Koreans: What I’ve Noticed So Far

            I contemplated publishing a post like this within my first couple weeks, for fear of making sweeping generalizations too soon. Ultimately, I decided it wasn’t; and unlike my somewhat sneering Paris post on this subject, my review of South Koreans is infinitely more flattering. A list of things I’ve noticed so far:

1)    Koreans are extremely nice.

I noticed this as soon as we got to the airport, as Alex and I struggled to get all of our bags from one airport to another to get our connecting flight to Busan. Everyone helped with our bags, whether it was getting them in and out of the elevator or actually carrying them for us (me). One girl dragged one of my suitcases across the airport and showed us to our terminal. Another instance of this occurred last weekend when Alex and I were coming back from shopping on the subway. There were no seats so we had to stand. Without a word, the two people sitting in front of us took our bags and held them for the entire subway ride. I’ve been really blown away by how kind everyone is.
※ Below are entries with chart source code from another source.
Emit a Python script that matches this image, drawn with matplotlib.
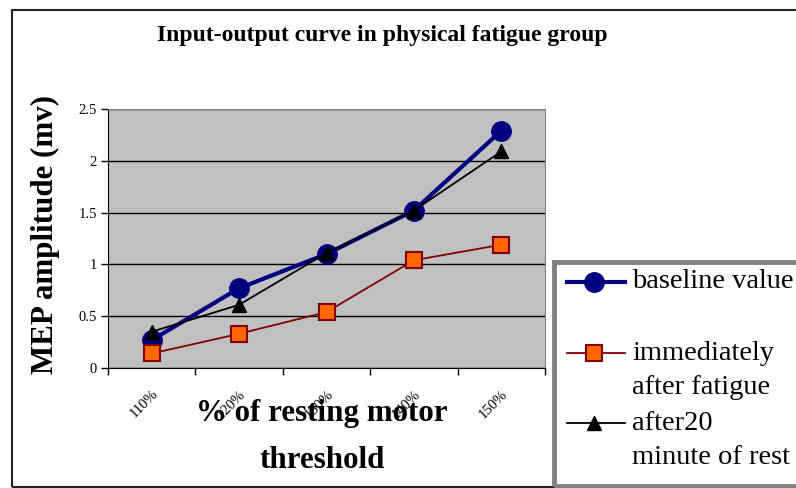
import numpy as np
import matplotlib
matplotlib.use('Agg')
import matplotlib.pyplot as plt
import matplotlib.transforms as mtransforms
from matplotlib.lines import Line2D
from matplotlib.patches import Rectangle

plt.rcParams['font.family'] = ['Liberation Serif', 'DejaVu Serif']

categorias = ['110%', '120%', '130%', '140%', '150%']
baseline = [0.27, 0.77, 1.10, 1.52, 2.29]
inmediato = [0.14, 0.33, 0.54, 1.04, 1.19]
despues20 = [0.35, 0.61, 1.11, 1.52, 2.09]

W, H = 796, 488
fig = plt.figure(figsize=(W / 100, H / 100), dpi=100)

def fx(px):
    return px / W

def fy(py):
    return 1 - py / H

# marco del grafico
fig.add_artist(Rectangle((fx(12), fy(487)), 2, fy(10) - fy(487), transform=fig.transFigure,
                         fill=False, edgecolor='#222222', linewidth=1.5))

ax = fig.add_axes([fx(108), fy(368), fx(545) - fx(108), fy(109) - fy(368)])
ax.set_facecolor('#C0C0C0')
x = np.arange(len(categorias))

ax.plot(x, despues20, color='black', lw=1.3, marker='^', ms=10, mfc='black', mec='black', zorder=4)
ax.plot(x, baseline, color='#000080', lw=3, marker='o', ms=14, mfc='#000080', mec='#000080', zorder=3)
ax.plot(x, inmediato, color='#800000', lw=1.3, marker='s', ms=11, mfc='#FF6600', mec='#800000', mew=1.5, zorder=3)

ax.set_xlim(-0.5, len(categorias) - 0.5)
ax.set_ylim(0, 2.5)
ax.set_yticks(np.arange(0, 2.51, 0.5))
ax.set_yticklabels(['0', '0.5', '1', '1.5', '2', '2.5'], fontsize=10.5)
ax.yaxis.grid(True, color='black', lw=1)
ax.set_axisbelow(True)

ax.set_xticks(np.arange(-0.5, len(categorias), 1.0), minor=True)
ax.set_xticks(x)
ax.set_xticklabels(categorias, fontsize=10.5, rotation=45, ha='right', rotation_mode='anchor')
desplaza = mtransforms.ScaledTranslation(-12 / 100, 0, fig.dpi_scale_trans)
for lab in ax.get_xticklabels():
    lab.set_transform(lab.get_transform() + desplaza)
ax.tick_params(axis='x', which='major', length=0, pad=14)
ax.tick_params(axis='x', which='minor', length=5, color='black', width=1)
ax.tick_params(axis='y', length=5, color='black', width=1, pad=3)

for s in ['top', 'right']:
    ax.spines[s].set_color('#808080')
ax.spines['left'].set_color('black')
ax.spines['bottom'].set_color('black')

fig.text(fx(382), fy(35), 'Input-output curve in physical fatigue group', ha='center', va='center',
         fontsize=17, fontweight='bold')
fig.text(fx(322), fy(413), '% of resting motor', ha='center', va='center', fontsize=22.3, fontweight='bold')
fig.text(fx(322), fy(460), 'threshold', ha='center', va='center', fontsize=22.3, fontweight='bold')
fig.text(fx(45), fy(235), 'MEP amplitude (mv)', ha='center', va='center', rotation=90,
         fontsize=22.3, fontweight='bold')

# leyenda
fig.add_artist(Rectangle((fx(554), fy(486)), 1, fy(262) - fy(486), transform=fig.transFigure,
                         fill=False, edgecolor='#808080', linewidth=3.5))
entradas = [
    (282, ['baseline value'], dict(color='#000080', lw=3, marker='o', ms=14, mfc='#000080', mec='#000080')),
    (353, ['immediately', 'after fatigue'], dict(color='#800000', lw=1.3, marker='s', ms=11, mfc='#FF6600', mec='#800000', mew=1.5)),
    (423, ['after20', 'minute of rest'], dict(color='black', lw=1.3, marker='^', ms=10, mfc='black', mec='black')),
]
for py, lineas, estilo in entradas:
    fig.add_artist(Line2D([fx(567), fx(625)], [fy(py), fy(py)], transform=fig.transFigure, **estilo,
                          markevery=[]))
    fig.add_artist(Line2D([fx(594)], [fy(py)], transform=fig.transFigure, **estilo))
    for i, t in enumerate(lineas):
        fig.text(fx(632), fy(py + 35 * i), t, ha='left', va='center', fontsize=20.5)

fig.savefig('out.png', dpi=100)
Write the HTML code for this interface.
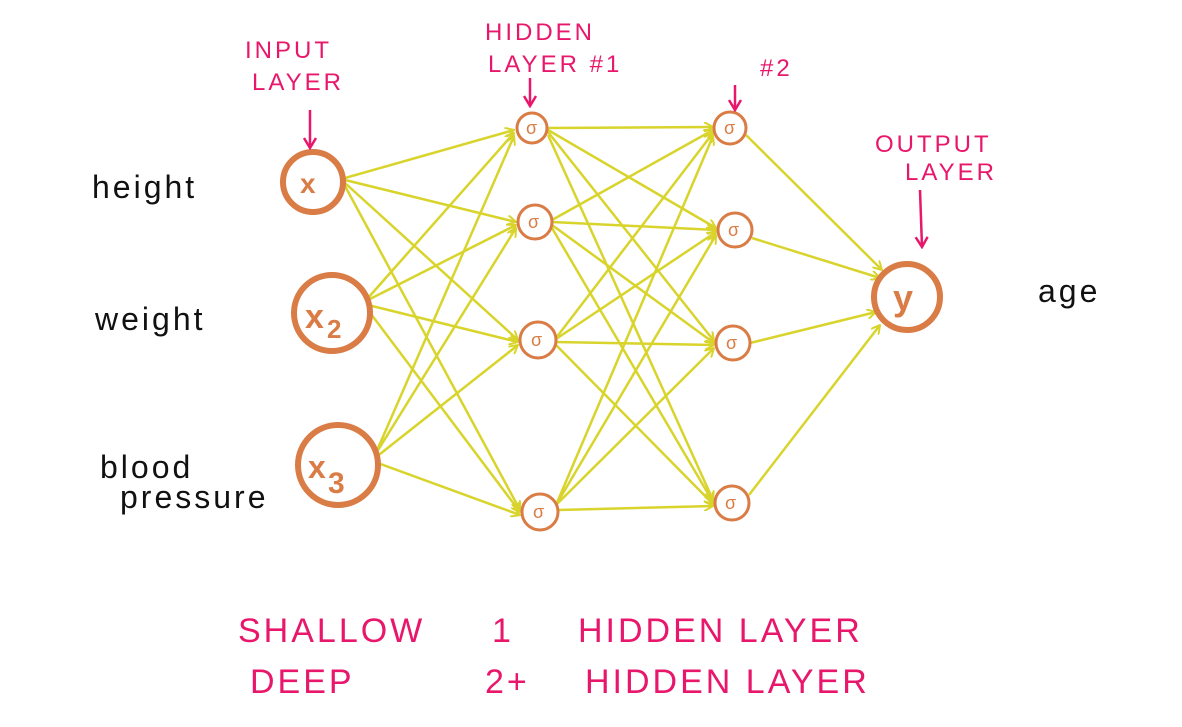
<!DOCTYPE html>
<html><head><meta charset="utf-8"><style>
html,body{margin:0;padding:0;background:#fff;}
svg{display:block}
.k{font-family:"Liberation Sans",sans-serif;font-size:32px;fill:#111;letter-spacing:3px;}
.p{font-family:"Liberation Sans",sans-serif;fill:#e8176b;letter-spacing:3px;}
</style></head><body>
<svg width="1182" height="727" viewBox="0 0 1182 727" xmlns="http://www.w3.org/2000/svg">
<defs>
<marker id="ya" markerWidth="10" markerHeight="10" refX="9" refY="5" orient="auto" markerUnits="userSpaceOnUse">
<path d="M0,0 L9,5 L0,10" fill="none" stroke="#d8d42c" stroke-width="2"/></marker>
<marker id="pa" markerWidth="14" markerHeight="14" refX="12" refY="7" orient="auto" markerUnits="userSpaceOnUse">
<path d="M2,1 L12,7 L2,13" fill="none" stroke="#e8176b" stroke-width="2.5"/></marker>
</defs>
<g stroke="#d8d42c" stroke-width="2.5" fill="none" marker-end="url(#ya)">
<line x1="345" y1="178" x2="514" y2="130"/><line x1="345" y1="180" x2="516" y2="222"/><line x1="345" y1="183" x2="518" y2="340"/><line x1="345" y1="186" x2="520" y2="510"/>
<line x1="368" y1="298" x2="514" y2="133"/><line x1="368" y1="300" x2="516" y2="225"/><line x1="368" y1="305" x2="518" y2="342"/><line x1="368" y1="310" x2="520" y2="512"/>
<line x1="375" y1="455" x2="514" y2="136"/><line x1="375" y1="455" x2="516" y2="228"/><line x1="375" y1="458" x2="518" y2="345"/><line x1="375" y1="462" x2="520" y2="515"/>
<line x1="548" y1="128" x2="713" y2="127"/><line x1="548" y1="130" x2="716" y2="228"/><line x1="548" y1="132" x2="714" y2="341"/><line x1="548" y1="135" x2="713" y2="500"/>
<line x1="552" y1="220" x2="713" y2="130"/><line x1="552" y1="222" x2="716" y2="230"/><line x1="552" y1="225" x2="714" y2="343"/><line x1="552" y1="228" x2="713" y2="502"/>
<line x1="556" y1="338" x2="713" y2="133"/><line x1="556" y1="339" x2="716" y2="232"/><line x1="556" y1="342" x2="714" y2="345"/><line x1="556" y1="345" x2="713" y2="504"/>
<line x1="556" y1="505" x2="713" y2="136"/><line x1="556" y1="505" x2="716" y2="235"/><line x1="556" y1="505" x2="714" y2="348"/><line x1="558" y1="510" x2="713" y2="506"/>
<line x1="746" y1="135" x2="882" y2="270"/><line x1="752" y1="238" x2="880" y2="278"/><line x1="750" y1="343" x2="876" y2="312"/><line x1="749" y1="495" x2="880" y2="325"/>
</g>
<g stroke="#d97c45" fill="#fff">
<circle cx="313" cy="182" r="30" stroke-width="6"/>
<circle cx="332" cy="313" r="38" stroke-width="6"/>
<circle cx="338" cy="465" r="40" stroke-width="6"/>
<circle cx="907" cy="297" r="33" stroke-width="6"/>
<g stroke-width="3">
<circle cx="532" cy="128" r="15"/><circle cx="535" cy="222" r="17"/><circle cx="538" cy="340" r="18"/><circle cx="540" cy="512" r="18"/>
<circle cx="730" cy="128" r="16"/><circle cx="735" cy="230" r="17"/><circle cx="733" cy="343" r="17"/><circle cx="732" cy="503" r="17"/>
</g></g>
<g font-family="Liberation Sans,sans-serif" fill="#d97c45" font-weight="bold">
<text x="300" y="193" font-size="28">x</text>
<text x="305" y="328" font-size="34">x</text><text x="327" y="338" font-size="26">2</text>
<text x="308" y="478" font-size="32">x</text><text x="328" y="493" font-size="30">3</text>
<text x="893" y="310" font-size="36">y</text>
<g font-size="18" font-weight="normal"><text x="526" y="134">σ</text><text x="528" y="228">σ</text><text x="531" y="346">σ</text><text x="533" y="518">σ</text>
<text x="724" y="134">σ</text><text x="728" y="236">σ</text><text x="726" y="349">σ</text><text x="725" y="509">σ</text></g>
</g>
<text class="k" x="92" y="198">height</text>
<text class="k" x="95" y="330">weight</text>
<text class="k" x="100" y="478">blood</text>
<text class="k" x="120" y="508">pressure</text>
<text class="k" x="1038" y="302" font-size="36">age</text>
<g class="p" font-size="24">
<text x="245" y="58">INPUT</text><text x="252" y="90">LAYER</text>
<text x="485" y="40">HIDDEN</text><text x="488" y="72">LAYER #1</text>
<text x="760" y="76">#2</text>
<text x="875" y="152">OUTPUT</text><text x="905" y="180">LAYER</text>
</g>
<g stroke="#e8176b" stroke-width="2.5" fill="none" marker-end="url(#pa)">
<line x1="310" y1="110" x2="310" y2="148"/><line x1="530" y1="78" x2="530" y2="106"/>
<line x1="735" y1="85" x2="735" y2="110"/><line x1="920" y1="190" x2="922" y2="247"/>
</g>
<g class="p" font-size="34" letter-spacing="8">
<text x="238" y="642">SHALLOW</text><text x="492" y="642">1</text><text x="578" y="642">HIDDEN LAYER</text>
<text x="250" y="693">DEEP</text><text x="485" y="693">2+</text><text x="585" y="693">HIDDEN LAYER</text>
</g>
</svg>
</body></html>
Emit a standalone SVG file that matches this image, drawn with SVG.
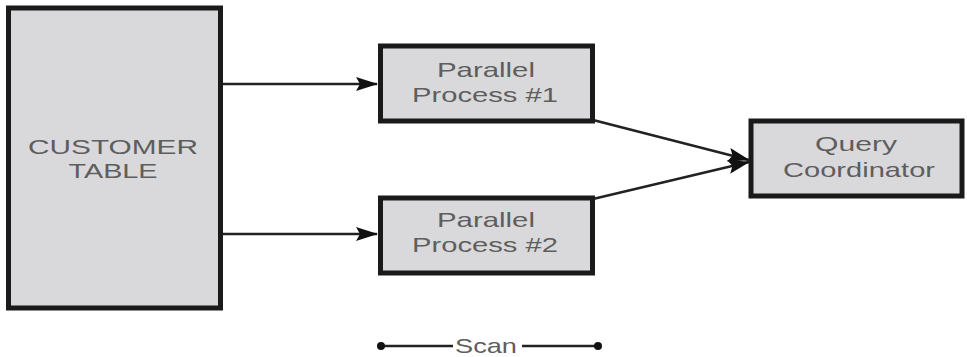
<svg xmlns="http://www.w3.org/2000/svg" width="967" height="357" viewBox="0 0 967 357">
<defs>
<style>
.box{fill:#d9d9db;stroke:#1a1a1a;stroke-width:5}
.t{font-family:"Liberation Sans",Arial,sans-serif;font-size:21px;fill:#5e5e5e;text-anchor:middle}
.c{stroke:#222;stroke-width:2.5;fill:none}
</style>
<marker id="ah" markerWidth="22" markerHeight="14" refX="21" refY="7" orient="auto" markerUnits="userSpaceOnUse">
<path d="M0,0 L22,7 L0,14 L4,7 Z" fill="#111"/>
</marker>
</defs>
<rect width="967" height="357" fill="#fff"/>
<g id="connectors">
<line class="c" x1="222" y1="84" x2="377" y2="84" marker-end="url(#ah)"/>
<line class="c" x1="222" y1="234" x2="377" y2="234" marker-end="url(#ah)"/>
<line class="c" x1="593" y1="120" x2="749" y2="160" marker-end="url(#ah)"/>
<line class="c" x1="593" y1="199" x2="749" y2="162" marker-end="url(#ah)"/>
</g>
<g id="customer-table">
<rect class="box" x="8.5" y="8" width="212" height="300"/>
<text class="t" x="113" y="154" textLength="170" lengthAdjust="spacingAndGlyphs">CUSTOMER</text>
<text class="t" x="113" y="178" textLength="89" lengthAdjust="spacingAndGlyphs">TABLE</text>
</g>
<g id="process1">
<rect class="box" x="380.5" y="46" width="212" height="75"/>
<text class="t" x="486" y="77" textLength="98" lengthAdjust="spacingAndGlyphs">Parallel</text>
<text class="t" x="485" y="102" textLength="146" lengthAdjust="spacingAndGlyphs">Process #1</text>
</g>
<g id="process2">
<rect class="box" x="380.5" y="198" width="212" height="75"/>
<text class="t" x="486" y="227" textLength="98" lengthAdjust="spacingAndGlyphs">Parallel</text>
<text class="t" x="485" y="252" textLength="146" lengthAdjust="spacingAndGlyphs">Process #2</text>
</g>
<g id="query-coordinator">
<rect class="box" x="751" y="121" width="211" height="75"/>
<text class="t" x="856" y="151" textLength="82" lengthAdjust="spacingAndGlyphs">Query</text>
<text class="t" x="859" y="177" textLength="152" lengthAdjust="spacingAndGlyphs">Coordinator</text>
</g>
<g id="scan">
<line class="c" x1="380" y1="346" x2="453" y2="346"/>
<line class="c" x1="522" y1="346" x2="598" y2="346"/>
<circle cx="381" cy="346" r="4" fill="#111"/>
<circle cx="598" cy="346" r="4" fill="#111"/>
<text class="t" x="486" y="353" textLength="62" lengthAdjust="spacingAndGlyphs">Scan</text>
</g>
</svg>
2)    They want you to speak Korean!

Here’s a novel idea that France may want to try: they actually encourage you to speak their language here, even if you mangle it horribly! I have felt more welcome trying to speak the two words of Korean that I know (hello and thank you) than I ever did speaking conversational French in Paris. This one lady, from whom we get lunch a couple times a week, even wrote down the phonetic pronunciation for Alex when we first got here. When the language is so completely foreign and difficult, it’s nice to have one’s efforts rewarded for trying to speak it.

3)    Gender roles are subtle but enforced.

I suppose this shouldn’t come as much of a surprise, but gender roles here are definitely still traditional (though I would say that South Korea is rather liberal compared to China or Japan). I say it’s subtle because it comes in the form of things you might not notice if you weren’t looking for it. For example, we get lunch with our co-workers every day. The guys always get a larger serving of rice than the women (because they are manly-men and need their carbs). In the airport, Alex was spoken to as the “head of the family,” despite the fact that we clearly had different last names and were each our own party. For me, this is one of the more frustrating things about living here.

4)    Koreans don’t sweat.

I kind of knew this already, as foreigners are really the only ones who use deodorant and is one reason it’s so expensive (roughly $10-12 per stick). It really hit home, however, when I went to the gym for the first time earlier this week. If you’ve ever had the pleasure of working out with me, you know that I get extremely red-faced and sweat. A lot. It’s not my most attractive quality, but it is what it is. Well, talk about sticking out like a sore thumb. Who’s this very red, glistening girl rapping to Eminem on the treadmill? That’d be me.

 I’m sure I’ll be adding to this list as time goes on, but it’s a start. Happy Friday, everyone! (Or almost Friday, for you folks back home aka everyone who reads this blog). I’ll try to take some more pictures this weekend, as I’ve been seriously lacking in the photographic-evidence-of-my-being-here department.


3 thoughts on “Koreans: What I’ve Noticed So Far

  1. I’m happy to hear they are making you feel welcome. It certainly adds to the experience of living there! I think there are many people out there that could benefit by learning something from the Koreans in the art of good manners. Of course the Parisians would head the list!